1. Put the flour and cornmeal in a food processor. Beat the eggs in a bowl with a fork. With the food processor running, add the beaten eggs in a steady stream. Process until the dough comes together and is smooth and elastic, about 4 minutes. If the dough seems sticky, add a little more flour. If it’s too dry, add a few drops of water. Put the ball of dough in a bowl and cover with plastic. Let rest for 20 minutes.

2. Divide the dough into 6 pieces. Cover 5 of the pieces with plastic. Flatten the remaining piece of dough slightly with your hand, dust it with flour, and crank it through a manual pasta machine with the rollers set at their maximum distance apart, the #1 setting. Fold the dough in thirds as though you were folding a business letter and run it through the machine again, feeding the narrow side into the rollers. Repeat the process of folding and rolling 4 or 5 more times. This process kneads the dough and prepares it for the next step of thinning it. Don’t hesitate to sprinkle the dough with flour as necessary as you continue running it through the machine; you don’t want it to stick to the rollers.

3. Gradually roll the dough to the correct thinness, narrowing the distance between the rollers with each pass of the dough. After you’ve rolled the sheet through the #6 setting, it should be thin enough. Transfer the sheet of pasta to a towel dusted with flour and let it dry for 5 to 10 minutes before cutting. While the first sheet is drying, roll out the next piece of dough.

4. To cut the pappardelle, lay the sheet of pasta on a floured surface and use a pastry wheel (to give it a zigzag edge) or a sharp knife to cut into ¾-inch-wide noodles. Arrange the pappardelle in a soft pile on a board or kitchen towel dusted with semolina flour. Repeat the process with the remaining pieces of dough. The pasta can sit out at room temperature for several hours.

5. Bring a medium pot of water to a boil and season with salt. Prepare a bowl of ice water. Add the corn to the boiling water and cook for 2 minutes. Pull out the corn and submerge it in the ice water. After the corn has cooled, cut the kernels off the cobs and set aside. Run the dull edge of a knife down the cobs to extract the remaining corn “milk.” Add to the corn kernels.

6. Put a large pot of water on to boil for the pasta. When it starts to simmer, proceed to the next step.

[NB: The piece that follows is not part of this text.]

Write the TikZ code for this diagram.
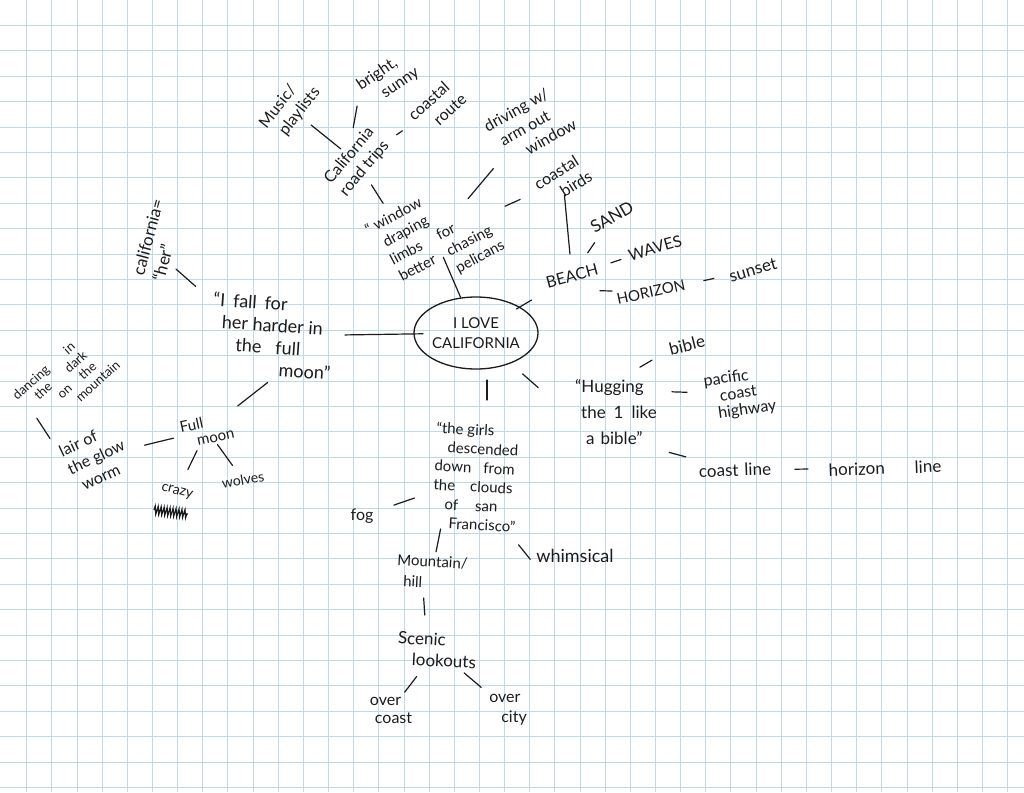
\documentclass[tikz,border=0pt]{standalone}
\usepackage{fontspec}
\setmainfont{Lato}
\usetikzlibrary{shapes.geometric, decorations.pathmorphing}
\definecolor{ink}{HTML}{1C1C1C}
\definecolor{gridblue}{RGB}{192,216,232}
\tikzset{
  scrawl/.style={font=\fontsize{16}{20}\selectfont, text=ink, align=left, inner sep=1pt},
  link/.style={draw=ink, line width=1.2pt, line cap=round},
  gridline/.style={draw=gridblue, line width=0.75pt},
}

\begin{document}
\begin{tikzpicture}[x=1pt, y=-1pt]
\fill[white] (0,0) rectangle (1024,792);
\useasboundingbox (0,0) rectangle (1024,792);
% graph paper
\foreach \i in {1,...,40} \draw[gridline] ({1.5+25.15*\i},0) -- ({1.5+25.15*\i},792);
\foreach \j in {1,...,31} \draw[gridline] (0,{25.4*\j}) -- (1024,{25.4*\j});

% centre bubble
\node[ellipse, draw=ink, line width=1.3pt, minimum width=102pt, minimum height=72pt, inner sep=0pt, align=center, font=\fontsize{15}{20}\selectfont, text=ink] (hub) at (476,333) {I LOVE\\CALIFORNIA};

% road trips, top left
\node[scrawl, rotate=52] (playlists) at (290,108) {Music/\\\hspace{6pt}playlists};
\node[scrawl, rotate=34] (sunny) at (388,79) {bright,\\\hspace{16pt}sunny};
\node[scrawl, rotate=50] (roadtrips) at (357,162) {California\\road trips};
\node[scrawl, rotate=42] (route) at (437,107) {coastal\\\hspace{16pt}route};
\node[scrawl, rotate=29] (driving) at (530,125) {driving w/\\\hspace{7pt}arm out\\\hspace{25pt}window};
\node[scrawl, rotate=32] (birds) at (563,180) {coastal\\\hspace{18pt}birds};
\node[scrawl, rotate=28, font=\fontsize{15}{19}\selectfont] (pelicans) at (435,238) {“ window\\\hspace{10pt}draping\\\hspace{8pt}limbs\hspace{18pt}for\\\hspace{8pt}better\hspace{14pt}chasing\\\hspace{62pt}pelicans};

% beach, top right
\node[scrawl, rotate=15] (beach) at (572,276) {BEACH};
\node[scrawl, rotate=30, font=\fontsize{17}{19}\selectfont] (sand) at (612,217) {SAND};
\node[scrawl, rotate=16] (waves) at (655,248) {WAVES};
\node[scrawl, rotate=12, font=\fontsize{15}{19}\selectfont] (horizon) at (651,292) {HORIZON};
\node[scrawl, rotate=16, font=\fontsize{17}{19}\selectfont] (sunset) at (753,270) {sunset};

% full moon, left
\node[scrawl, rotate=75, font=\fontsize{17}{21}\selectfont] (her) at (158,240) {california=\\“her”};
\node[scrawl, rotate=-4, font=\fontsize{18}{22}\selectfont] (harder) at (272,336) {“I\hspace{8pt}fall\hspace{8pt}for\\\hspace{10pt}her harder in\\\hspace{25pt}the\hspace{14pt}full\\\hspace{70pt}moon”};
\node[scrawl, rotate=12, font=\fontsize{15}{16}\selectfont] (fullmoon) at (207,430) {Full\\\hspace{14pt}moon};
\node[scrawl, rotate=25] (glowworm) at (96,457) {lair of\\the glow\\\hspace{6pt}worm};
\node[scrawl, rotate=42, font=\fontsize{13}{14.5}\selectfont] (dancing) at (66,380) {dancing\hspace{24pt}in\\\hspace{16pt}the\hspace{22pt}dark\\\hspace{34pt}on\hspace{14pt}the\\\hspace{46pt}mountain};
\node[scrawl, rotate=-15, font=\fontsize{14}{16}\selectfont] (crazy) at (177,492) {crazy};
\node[scrawl, rotate=10, font=\fontsize{14}{16}\selectfont] (wolves) at (243,480) {wolves};
\draw[ink, line width=1.2pt, decorate, decoration={zigzag, segment length=3pt, amplitude=4pt}] (154,510) -- (188,514);

% highway 1, right
\node[scrawl, font=\fontsize{17}{26}\selectfont] (hugging) at (616,412) {“Hugging\\\hspace{6pt}the\hspace{8pt}1\hspace{8pt}like\\\hspace{11pt}a\hspace{6pt}bible”};
\node[scrawl, rotate=14, font=\fontsize{17}{20}\selectfont] (bible) at (687,345) {bible};
\node[scrawl, rotate=8, font=\fontsize{16}{17}\selectfont] (pch) at (740,394) {pacific\\\hspace{14pt}coast\\\hspace{10pt}highway};
\node[scrawl, rotate=2, font=\fontsize{17}{20}\selectfont] (coastline) at (735,470) {coast\hspace{6pt}line};
\node[scrawl, rotate=2, font=\fontsize{17}{20}\selectfont] (horizonline) at (885,468) {horizon\hspace{30pt}line};

% san francisco, bottom
\node[scrawl, rotate=-3, font=\fontsize{15}{19}\selectfont] (girls) at (476,477) {“the girls\\\hspace{12pt}descended\\down\hspace{12pt}from\\the\hspace{15pt}clouds\\\hspace{12pt}of\hspace{17pt}san\\\hspace{17pt}Francisco”};
\node[scrawl] (fog) at (362,516) {fog};
\node[scrawl, font=\fontsize{18}{20}\selectfont] (whimsical) at (575,556) {whimsical};
\node[scrawl, rotate=-3, font=\fontsize{15}{21}\selectfont] (hill) at (432,572) {Mountain/\\\hspace{7pt}hill};
\node[scrawl, rotate=-3, font=\fontsize{17}{21}\selectfont] (lookouts) at (437,650) {Scenic\\\hspace{15pt}lookouts};
\node[scrawl, font=\fontsize{16}{18}\selectfont] (overcoast) at (391,710) {over\\\hspace{5pt}coast};
\node[scrawl, font=\fontsize{16}{20}\selectfont] (overcity) at (508,710) {over\\\hspace{12pt}city};

% spokes from the hub
\draw[link, shorten <=39pt, shorten >=21pt] (hub.center) -- (pelicans.center);
\draw[link, shorten <=47pt, shorten >=47pt] (hub.center) -- (beach.center);
\draw[link, shorten <=53pt, shorten >=73pt] (hub.center) -- (harder.center);
\draw[link, shorten <=47pt, shorten >=77pt] ([xshift=11pt]hub.center) -- ([xshift=11pt]girls.center);
\draw[link, shorten <=62pt, shorten >=37pt] (hub.center) -- ([xshift=-50pt]hugging.center);

% road trips
\draw[link, shorten <=27pt, shorten >=21pt] (playlists.center) -- (roadtrips.center);
\draw[link, shorten <=27.5pt, shorten >=35pt] ([xshift=-26pt]sunny.center) -- ([xshift=-10pt]roadtrips.center);
\draw[link, shorten <=48pt, shorten >=42pt] (roadtrips.center) -- (route.center);
\draw[link, shorten <=27pt, shorten >=41pt] (roadtrips.center) -- ([xshift=-30pt]pelicans.center);
\draw[link, shorten <=51.5pt, shorten >=57pt] (pelicans.center) -- (driving.center);
\draw[link, shorten <=77pt, shorten >=47pt] (pelicans.center) -- (birds.center);

% beach
\draw[link, shorten <=15pt, shorten >=22pt] (birds.center) -- (beach.center);
\draw[link, shorten <=28pt, shorten >=31pt] (beach.center) -- (sand.center);
\draw[link, shorten <=41pt, shorten >=36pt] (beach.center) -- (waves.center);
\draw[link, shorten <=28pt, shorten >=39pt] ([yshift=-14pt]beach.center) -- (horizon.center);
\draw[link, shorten <=54pt, shorten >=40pt] (horizon.center) -- (sunset.center);

% full moon
\draw[link, shorten <=44pt, shorten >=75pt] ([xshift=-15pt]her.center) -- ([xshift=-20pt]harder.center);
\draw[link, shorten <=75.6pt, shorten >=39pt] ([xshift=55pt]harder.center) -- (fullmoon.center);
\draw[link, shorten <=34.5pt, shorten >=50pt] (fullmoon.center) -- (glowworm.center);
\draw[link, shorten <=22pt, shorten >=45.5pt] ([xshift=-34pt]glowworm.center) -- ([xshift=-54pt]dancing.center);
\draw[link, shorten <=23pt, shorten >=25pt] (fullmoon.center) -- (crazy.center);
\draw[link, shorten <=18pt, shorten >=18pt] (fullmoon.center) -- (wolves.center);

% highway 1
\draw[link, shorten <=89pt, shorten >=30pt] ([xshift=-53pt]hugging.center) -- ([xshift=-9pt]bible.center);
\draw[link, shorten <=56pt, shorten >=53pt] ([yshift=22pt]hugging.center) -- (pch.center);
\draw[link, shorten <=52pt, shorten >=51pt] ([xshift=3pt,yshift=-27pt]hugging.center) -- (coastline.center);
\draw[link, shorten <=60pt, shorten >=77pt] (coastline.center) -- (horizonline.center);

% san francisco
\draw[link, shorten <=65pt, shorten >=33.6pt] (girls.center) -- (fog.center);
\draw[link, shorten <=53pt, shorten >=20.7pt] ([xshift=-25pt]girls.center) -- (hill.center);
\draw[link, shorten <=87pt, shorten >=6pt] ([xshift=-12pt]girls.center) -- ([xshift=-41pt,yshift=-8pt]whimsical.center);
\draw[link, shorten <=26pt, shorten >=35pt] ([xshift=-10pt]hill.center) -- ([xshift=-10pt]lookouts.center);
\draw[link, shorten <=33.5pt, shorten >=22.5pt] (lookouts.center) -- (overcoast.center);
\draw[link, shorten <=35.5pt, shorten >=35pt] (lookouts.center) -- (overcity.center);
\end{tikzpicture}
\end{document}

7. Heat ¼ cup of the olive oil in a medium sauté pan over medium-high heat. Add the onion and garlic, season with salt and pepper, and cook until the onion is tender, about 3 minutes. Add the saffron and white wine and simmer for 2 minutes. Add the tomatoes and cook for 3 minutes. Season with salt and pepper and set aside.

8. Heat the remaining 2 tablespoons olive oil in a large sauté pan over high heat. Season the scallops with salt and pepper and add to the pan in a single layer. Sear until golden brown on the first side. Don’t move them around until they’ve gotten a good sear and are ready to be flipped; they tend to release their juices if jostled, and then they steam rather than sear. Flip and sear on the opposite side. The scallops should still have a creamy texture inside when done.

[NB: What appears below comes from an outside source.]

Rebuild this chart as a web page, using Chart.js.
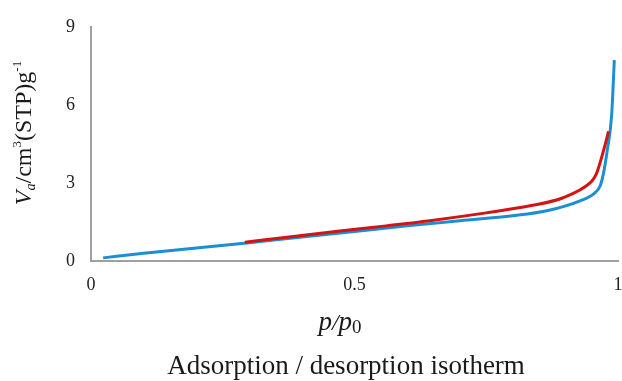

9. Add the tomato mixture, corn, and herbs to the pan with the scallops. Toss until heated through, about 30 seconds. Season with the lemon juice and salt and pepper. Remove from heat and keep warm.

10. Meanwhile, season the boiling water with salt, add the pappardelle, and stir so that the strands don’t stick together. Cover the pot if necessary to bring the water back to a boil. Cook for 1 minute, then stir again. Continue to check periodically to make sure the strands aren’t sticking together, and cook until the pasta is tender but still offers a little bit of resistance when you bite into it, about 3 minutes. Before draining the pasta, use a measuring cup to scoop out ¼ cup of the pasta water. Set it aside.

11. Pour the pasta into a colander, then transfer it to a large warm bowl. Pour the sauce over the pasta and toss well. If the sauce is too thick to coat the pasta, add a little of the reserved pasta water to thin it, then toss again. Serve immediately.